I have followed this thread with interest and until now have resisted the temptation to contribute. I suspect I am rather less partisan than some others and ever since I started writing have tried to be as open minded as possible. Indeed, I think that given the reliability of primary sources can never be 100%, perhaps even 90% or probably lower, I believe the true test is in each individuals' own interpretation of those sources. I have the greatest respect for the research that Paul Dawson has conducted and the data he has amassed from it. I have rather more problem with his interpretation of that information. Yet my own interpretation can be no more dependable than his; it is our own slant on that information, determined by our own level of knowledge our own personal experiences and our conscious bias (I don't want to get drawn into 'unconscious bias'!!!) that influences us.
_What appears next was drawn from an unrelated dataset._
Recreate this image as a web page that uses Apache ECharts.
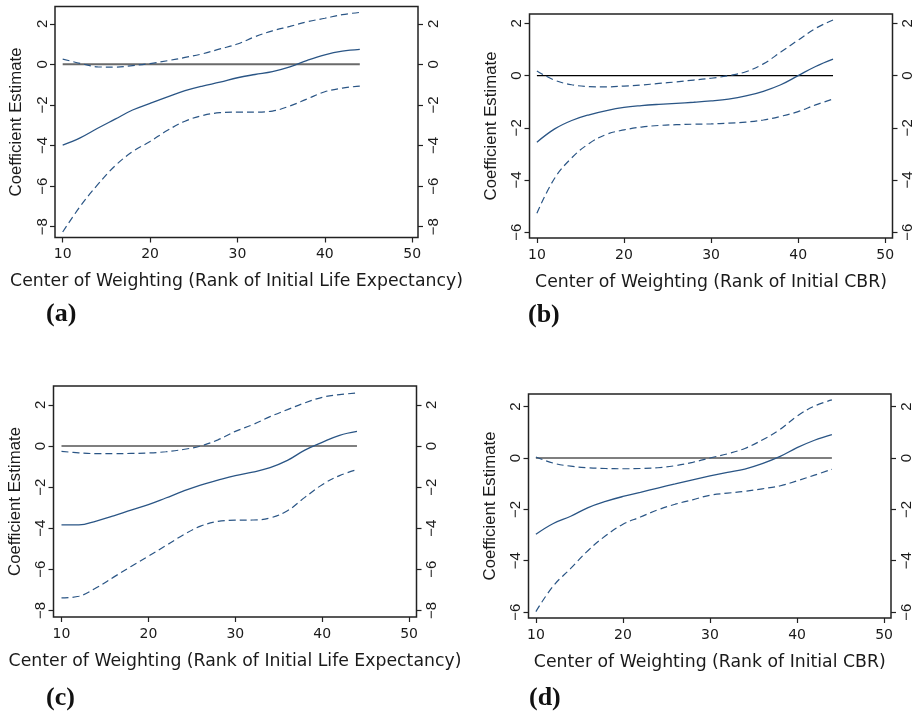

The casualties of the guard as presented by Paul in his 'Truth at Last' is fascinating and food for thought, though I am intrigued that at no point does he state when those returns were completed. This is absolutely fundamental to their interpretation. If taken within two days of the battle, then how could anyone be so precise on the numbers taken prisoner? In the confusion, gathering darkness and smoke of the rout what percentages of killed, wounded, missing, PoW can be stated with any basis of confidence? If they were compiled much later, then wounded and separated may have returned, others may have deserted and it would not be any clearer whether a man was killed, seriously wounded, had deserted or gone missing unless actually witnessed by someone; was a falling man killed, wounded or feigning; was he subsequently taken prisoner?
Is it fair or reasonable to conclude that because there may have been a high number of PoW that they were 'herded up like sheep'? I don't doubt that many guardsmen were taken prisoner, overtaken by the forward rush of the allied cavalry at the end of the battle and am convinced of the poor quality of many of those in the more junior regiments, but that does not mean they acted like sheep. Don't forget that any man wounded enough to prevent him from moving, ended up a PoW. Presumably, those reported as wounded, were still present with their regiment; if not they were almost certainly wounded AND prisoner.
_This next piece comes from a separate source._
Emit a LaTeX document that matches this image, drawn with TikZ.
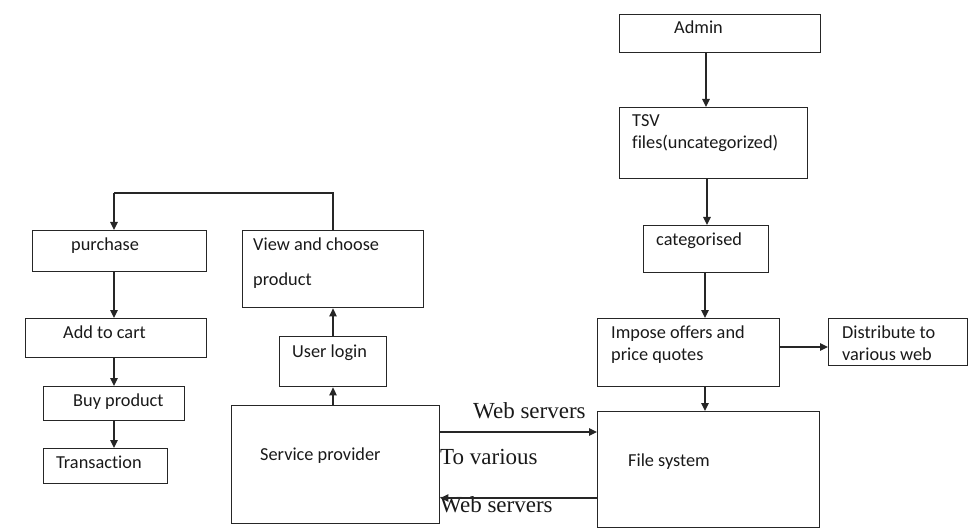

All we can hope to do is to read all the available information, make our own interpretations and be prepared to make our case in discussions of this sort, acknowledging that anyone's interpretation can be the right one.
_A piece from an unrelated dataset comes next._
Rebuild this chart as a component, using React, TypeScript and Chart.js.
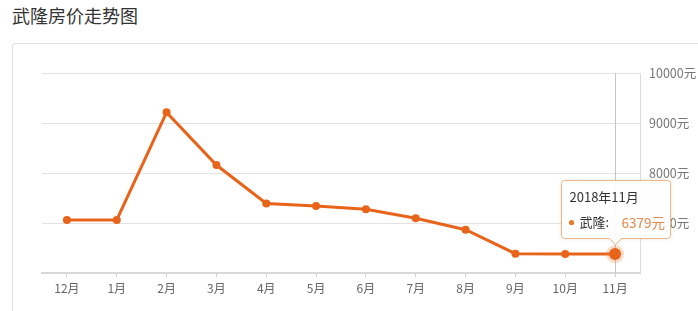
import React, { useEffect, useRef } from 'react';
import { Chart, registerables } from 'chart.js';
Chart.register(...registerables);

const categories = ['12月', '1月', '2月', '3月', '4月', '5月', '6月', '7月', '8月', '9月', '10月', '11月'];
const prices = [7060, 7060, 9213, 8159, 7390, 7338, 7274, 7094, 6866, 6386, 6379, 6379];
const seriesName = '武隆';
const tooltipTitle = '2018年11月';
const chartTitle = '武隆房价走势图';
const yMin = 6000;
const yMax = 10000;
const yStep = 1000;
const unit = '元';
const activeIndex = 11;

const FONT = '"Noto Sans CJK SC", "Noto Sans", sans-serif';
const ORANGE = '#e8641b';

const overlayPlugin = {
  id: 'overlay',
  beforeDatasetsDraw(chart: any) {
    const { ctx, chartArea } = chart;
    const pt = chart.getDatasetMeta(0).data[activeIndex];
    ctx.save();
    ctx.strokeStyle = '#c4c4c4';
    ctx.lineWidth = 1;
    const x = Math.round(pt.x) + 0.5;
    ctx.beginPath();
    ctx.moveTo(x, chartArea.top);
    ctx.lineTo(x, chartArea.bottom);
    ctx.stroke();
    ctx.restore();
  },
  afterDatasetsDraw(chart: any) {
    const { ctx } = chart;
    const pt = chart.getDatasetMeta(0).data[activeIndex];
    ctx.save();
    ctx.fillStyle = 'rgba(240,130,60,0.28)';
    ctx.beginPath();
    ctx.arc(pt.x, pt.y, 9, 0, Math.PI * 2);
    ctx.fill();
    ctx.fillStyle = ORANGE;
    ctx.beginPath();
    ctx.arc(pt.x, pt.y, 6, 0, Math.PI * 2);
    ctx.fill();
    ctx.restore();
  },
  afterDraw(chart: any) {
    const { ctx } = chart;
    const pt = chart.getDatasetMeta(0).data[activeIndex];
    const w = 109;
    const h = 58;
    const left = Math.round(pt.x - 54) + 0.5;
    const bottom = Math.round(pt.y - 16) + 0.5;
    const top = bottom - h;
    const right = left + w;
    const r = 3;
    const cx = Math.round(pt.x) + 0.5;
    const tip = bottom + 6;
    ctx.save();
    ctx.beginPath();
    ctx.moveTo(left + r, top);
    ctx.lineTo(right - r, top);
    ctx.quadraticCurveTo(right, top, right, top + r);
    ctx.lineTo(right, bottom - r);
    ctx.quadraticCurveTo(right, bottom, right - r, bottom);
    ctx.lineTo(cx + 6, bottom);
    ctx.lineTo(cx, tip);
    ctx.lineTo(cx - 6, bottom);
    ctx.lineTo(left + r, bottom);
    ctx.quadraticCurveTo(left, bottom, left, bottom - r);
    ctx.lineTo(left, top + r);
    ctx.quadraticCurveTo(left, top, left + r, top);
    ctx.closePath();
    ctx.shadowColor = 'rgba(0,0,0,0.12)';
    ctx.shadowBlur = 4;
    ctx.fillStyle = 'rgba(255,255,255,0.96)';
    ctx.fill();
    ctx.shadowColor = 'transparent';
    ctx.strokeStyle = '#f0b582';
    ctx.lineWidth = 1;
    ctx.stroke();

    ctx.textBaseline = 'middle';
    ctx.font = `13px ${FONT}`;
    ctx.fillStyle = '#333';
    ctx.textAlign = 'left';
    ctx.fillText(tooltipTitle, left + 8, top + 17);

    const ly = top + 42;
    ctx.fillStyle = '#e97a2c';
    ctx.beginPath();
    ctx.arc(left + 10, ly, 2.6, 0, Math.PI * 2);
    ctx.fill();
    ctx.fillStyle = '#333';
    ctx.fillText(seriesName + ':', left + 18, ly);
    ctx.fillStyle = '#e0894d';
    ctx.font = `13.5px ${FONT}`;
    ctx.fillText(String(prices[activeIndex]) + unit, left + 60, ly);
    ctx.restore();
  },
};

export default function App() {
  const canvasRef = useRef<HTMLCanvasElement | null>(null);

  useEffect(() => {
    const canvas = canvasRef.current;
    if (!canvas) return;
    const chart = new Chart(canvas, {
      type: 'line',
      data: {
        labels: categories,
        datasets: [
          {
            label: seriesName,
            data: prices,
            borderColor: ORANGE,
            backgroundColor: ORANGE,
            borderWidth: 3,
            pointRadius: 4,
            pointBackgroundColor: ORANGE,
            pointBorderWidth: 0,
            tension: 0,
            fill: false,
          },
        ],
      },
      options: {
        responsive: false,
        maintainAspectRatio: false,
        animation: false,
        events: [],
        layout: { padding: { left: 42, top: 73, right: 0, bottom: 0 } },
        plugins: {
          legend: { display: false },
          tooltip: { enabled: false },
          title: { display: false },
        },
        scales: {
          x: {
            offset: true,
            grid: {
              display: true,
              drawOnChartArea: false,
              drawTicks: true,
              tickLength: 4,
              color: '#cfcfcf',
            },
            border: { color: '#d8d8d8', width: 2 },
            ticks: {
              color: '#666',
              font: { size: 12, family: FONT },
              padding: 4,
              maxRotation: 0,
              autoSkip: false,
            },
            afterFit: (s: any) => {
              s.height = 38;
            },
          },
          y: {
            position: 'right',
            min: yMin,
            max: yMax,
            ticks: {
              stepSize: yStep,
              color: '#777',
              font: { size: 12.5, family: FONT },
              padding: 9,
              callback: (v: any) => (Number(v) === yMin ? '' : v + unit),
            },
            grid: { color: '#e2e2e2', drawTicks: false },
            border: { color: '#dcdcdc', width: 1 },
            afterFit: (s: any) => {
              s.width = 58;
            },
          },
        },
      },
      plugins: [overlayPlugin],
    });
    return () => chart.destroy();
  }, []);

  return (
    <div
      style={{
        position: 'absolute',
        left: 0,
        top: 0,
        width: 698,
        height: 311,
        overflow: 'hidden',
        background: '#fff',
      }}
    >
      <div
        style={{
          position: 'absolute',
          left: 12,
          top: 4,
          fontFamily: FONT,
          fontSize: 18,
          color: '#333',
          lineHeight: '22px',
          whiteSpace: 'nowrap',
        }}
      >
        {chartTitle}
      </div>
      <div
        style={{
          position: 'absolute',
          left: 12,
          top: 43,
          width: 720,
          height: 400,
          border: '1px solid #dedede',
          borderRadius: 3,
          boxSizing: 'border-box',
        }}
      />
      <canvas
        ref={canvasRef}
        width={698}
        height={311}
        style={{ position: 'absolute', left: 0, top: 0, width: 698, height: 311 }}
      />
    </div>
  );
}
Personally, I am most intrigued by the actual attack of the guard; sequence, formation etc, not least because British/allied and French accounts contradict each other so much and also because there is so much disagreement between those who were witnesses to it. There is so much discrepancy also between British accounts. I think I have now collected and translated as much eye witness testimony that has been published, but still cannot do better than be 50% confident that I know what actually happened, and even 50% is probably rather high! I feel sure that Gareth Glover's interpretation is not right, but I absolutely acknowledge that some of the evidence supports it, just as plenty of the evidence does not! And then what confidence can you have in tactical likelihood (square or column, long columns one behind the other, echelon etc) and what about the tactical competence of individual officers? I would love to sit down with all the evidence and discuss it with like-minded people but suspect the discussion would last a week and we would still not agree! Unfortunately, forums such as this will never be a satisfactory way of resolving such issues!
The question “have the ‘new’ books been vetted?” sheds doubt on their accuracy and is a gratuitous complication. The irony is, of course, that because the precise provenance of most of the material contained in the ‘old books’, cited here in support of the argument, is either vague or completely opaque, it is impossible to ‘vet’ them at all.
Because we cannot identify their original material precisely, it is impossible to know whether the conclusions of the authors of the ‘old books’ are based on multiple different sources, or whether they are all simply repeating the same single source, or even each other. We just don't know.
Their collective weaknesses in this context means that they do not strengthen the argument they are deployed here to support, they do not confirm anything and no conclusion based upon them has much value.
Kevin has referred to the wealth of information in the old Carnets de la Sabretache - he is right, they are superb. Here is a page from the website of La Sabretache, with links to an index of articles and digitised copies on Gallica:
the rest of the website is also well worth a look - some of it is available in English
I would also recommend joining the society to help to secure its future
"Ready, Fire, Aim!"
-Lachouque definitely did archival research for The Anatomy of Glory and it is clearly demonstrated in the Bibliography. And Lachouque provides numbers of the Guard after Waterloo.
-Scott Bowden, in Armies at Waterloo also conducted serious archival research.
-It is also evident that Houssaye did the same for his volume on Waterloo, although there is no bibliography, but it is evident in the many pages of notes (297-455).
-John Ropes apparently did some excellent archival work in his volume, The Campaign of Waterloo.
-William Siborne in his history of the Waterloo campaign provides what appears to be archival work.
-John Elting used the old La Sabretache volmes from 1893 to 1924, twenty-five volumes in all comprising thousands of pages of text that includes letters, after action reports, and other primary source material for Swords. Much of that is undoubtedly archival material.
Finally, just because a book is 'new' with heralded 'new' information does not necessarily make it better than trusted older works. My question is, have the 'new' books been vetted?
Citing authors and book titles, instead of their assertions contained therein, is indeed an intriguing development in historical discourse.